Il y a deux semaines, le Musée d'Archéologie nationale de Saint-Germain-en-Laye lançait un appel aux dons pour acheter à un particulier un trésor gaulois découvert à Pas-en-Artois, en 2011. Mais certains soupçonnent cette personne d'avoir creusé le sol pour le dénicher. Une pratique interdite.
L'appel aux dons lancé fin septembre par le Musée d'Archéologie nationale de Saint-Germain-en-Laye a jeté le trouble à Pas-en-Artois comme au sein de la communauté scientifique. Beaucoup visiblement ignoraient qu'un trésor gaulois, composé d'une quarantaine d'objets en or et attribué à la tribu des Atrébates (IIe-Ier siècle avant JC), avait été découvert il y a trois ans par un particulier, dans une propriété privée située sur cette petite commune du sud du Pas-de-Calais.
La semaine dernière, La Voix du Nord révélait des photos embarrassantes, circulant sur internet. Elles ont été prises en 2011 lors de la découverte de ce trésor. Elles montrent que le sol a été creusé sur plusieurs dizaines de centimètres pour extraire les précieux objets, ce qui semblerait indiquer que cette découverte n'a pas été "fortuite" mais rendue possible grâce à l'usage de détecteurs de métaux. Ce qui est interdit en France, sauf autorisation des services de l'Etat. "Un chercheur de trésor ne peut en aucun cas découvrir un trésor, puisque par définition de la loi, depuis le Code Napoléon et même antérieurement, un trésor est un objet - ou un ensemble d'objets - découvert accidentellement", explique Etienne Louis, archéologue à la Communauté d'Agglomération du Douaisis. "Donc à partir du moment où on le cherche, ça n'est plus un trésor au sens de la loi. Que ce soit avec un détecteur de métal ou tout autre outil, une recherche archéologique est soumise à autorisation. Que ce soit chez soi ou à plus forte raison chez autrui".
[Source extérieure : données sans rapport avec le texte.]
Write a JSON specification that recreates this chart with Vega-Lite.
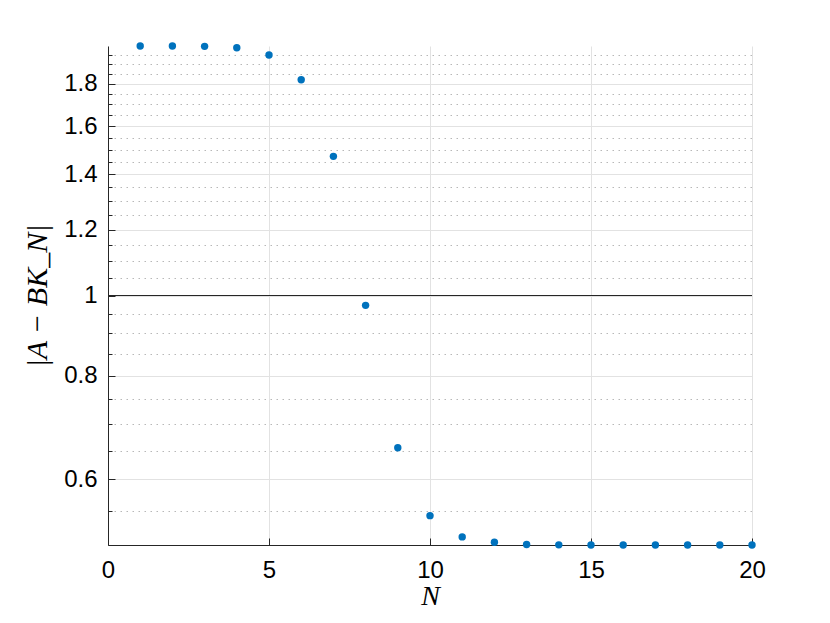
{
  "$schema": "https://vega.github.io/schema/vega-lite/v6.json",
  "width": 644,
  "height": 499,
  "autosize": {"type": "none"},
  "padding": {"left": 108, "top": 46, "right": 78, "bottom": 78},
  "background": "white",
  "config": {
    "view": {"stroke": null},
    "axis": {
      "domainColor": "#262626",
      "domainWidth": 1,
      "tickColor": "#262626",
      "labelColor": "#000000",
      "labelFont": "Liberation Sans",
      "labelFontSize": 24,
      "titleFont": "Liberation Serif",
      "titleFontStyle": "italic",
      "titleFontWeight": "normal",
      "titleFontSize": 22,
      "titleColor": "#000000",
      "gridColor": "#e2e2e2",
      "gridWidth": 1
    }
  },
  "resolve": {"axis": {"y": "independent"}},
  "layer": [
    {
      "data": {
        "values": [
          {"N": 1, "v": 2.0},
          {"N": 2, "v": 2.0},
          {"N": 3, "v": 1.998},
          {"N": 4, "v": 1.99},
          {"N": 5, "v": 1.951},
          {"N": 6, "v": 1.821},
          {"N": 7, "v": 1.472},
          {"N": 8, "v": 0.973},
          {"N": 9, "v": 0.655},
          {"N": 10, "v": 0.5425},
          {"N": 11, "v": 0.5114},
          {"N": 12, "v": 0.5039},
          {"N": 13, "v": 0.5006},
          {"N": 14, "v": 0.5002},
          {"N": 15, "v": 0.5001},
          {"N": 16, "v": 0.5},
          {"N": 17, "v": 0.5},
          {"N": 18, "v": 0.5},
          {"N": 19, "v": 0.5},
          {"N": 20, "v": 0.5}
        ]
      },
      "mark": {"type": "point", "filled": true, "size": 55, "color": "#0072BD", "opacity": 1, "clip": false},
      "encoding": {
        "x": {
          "field": "N",
          "type": "quantitative",
          "scale": {"domain": [0, 20], "nice": false},
          "axis": {
            "values": [0, 5, 10, 15, 20],
            "format": "d",
            "tickSize": -7,
            "labelPadding": 20,
            "labelFlush": false,
            "grid": true,
            "title": "N",
            "titleFontSize": 28,
            "titlePadding": 0
          }
        },
        "y": {
          "field": "v",
          "type": "quantitative",
          "scale": {"type": "log", "domain": [0.5, 2.0], "nice": false},
          "axis": {
            "orient": "left",
            "values": [0.6, 0.8, 1, 1.2, 1.4, 1.6, 1.8],
            "format": "~g",
            "tickSize": -7,
            "labelPadding": 18,
            "grid": true,
            "title": "|A − BK_N|",
            "titleFontSize": 30,
            "titlePadding": 11
          }
        }
      }
    },
    {
      "data": {"values": [{"v": 1}]},
      "mark": {"type": "rule", "color": "#262626", "strokeWidth": 1},
      "encoding": {
        "y": {
          "field": "v",
          "type": "quantitative",
          "axis": {
            "orient": "left",
            "values": [0.55, 0.65, 0.7, 0.75, 0.85, 0.9, 0.95, 1.05, 1.1, 1.15, 1.25, 1.3, 1.35, 1.45, 1.5, 1.55, 1.65, 1.7, 1.75, 1.85, 1.9, 1.95],
            "labels": false,
            "domain": false,
            "tickSize": -4,
            "grid": true,
            "gridDash": [1.5, 4.5],
            "gridColor": "#b8b8b8",
            "title": null
          }
        }
      }
    }
  ]
}
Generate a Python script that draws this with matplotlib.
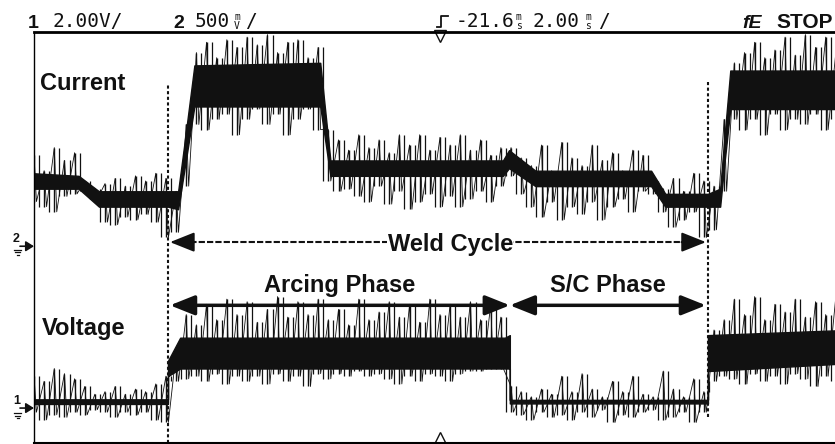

Selon le comte et la comtesse de Pas, propriétaires du terrain, l'inventeur du trésor serait entré sans autorisation sur leur propriété avec un détecteur de métaux. "On suppose que la personne qui l'a trouvé cherchait plutôt des vestiges de la guerre de 14, certains cherchent des vieux obus, des casques, des choses comme ça.", estime Marie-Thérèse de Pas. "Je pense qu'il ne cherchait pas particulièrement un trésor." Ces propos ont fait bondir l'intéressé qui nous a contacté, sous couvert d'anonymat, via son compte Facebook. "Monsieur de Pas était au courant de la venue des archéologues du Nord et du Pas-de-Calais pour excaver ces objets", assure-t-il. "Encore une fois, j'ai bien trouvé une partie des objets en surface, le trou que l'on voit sur les photos et la vidéo a été effectué par la DRAC (Direction Régionale des Affaires Culturelles NDR) de Lille, en ma présence et en présence du garde chasse du comte de Pas". "Ce n'est pas moi qui ai creusé ce trou, mais bien les archéologues du Nord, pour sauver ces objets d'un vol éventuel", avait-il déjà affirmé sur sa page Facebook. "Comme je l'ai déjà dit, j'avais trouvé en surface quelques jours plus tôt de la tôle d'or froissée. Sous ces morceaux de tôle, il y avait des joncs, des tampons de torques et les bijoux annulaires, le tout mélangé avec des silex et des racines. Lors de la découverte du torque de Mailly-le-Camp, René Jouffroy, grand archéologue, écrivait que ces dépôts avaient un point commun, c'est qu'ils se retrouvaient à la surface, au point que les scientifiques se posaient la question si les Gaulois ne les accrochaient pas aux arbres. Les pluies diluviennes de l'été 2010 a certainement joué un rôle important dans le ravinement de ce talus laissant apparaître ce trésor. Le Trésor des Atrébates est à Pas-en-Artois, ce que l'urne funéraire est a la dune du Pilat. Un jour ou l'autre, la nature rend visible ses trésors engloutis".
S'il est reconnu que la découverte du trésor gaulois de Pas-en-Artois est le fruit d'une fouille illégale, son inventeur ne touchera pas un centime (sa valeur a été estimée à environ 800 000 euros). Il pourrait même se voir infliger une peine de prison ainsi qu'une amende.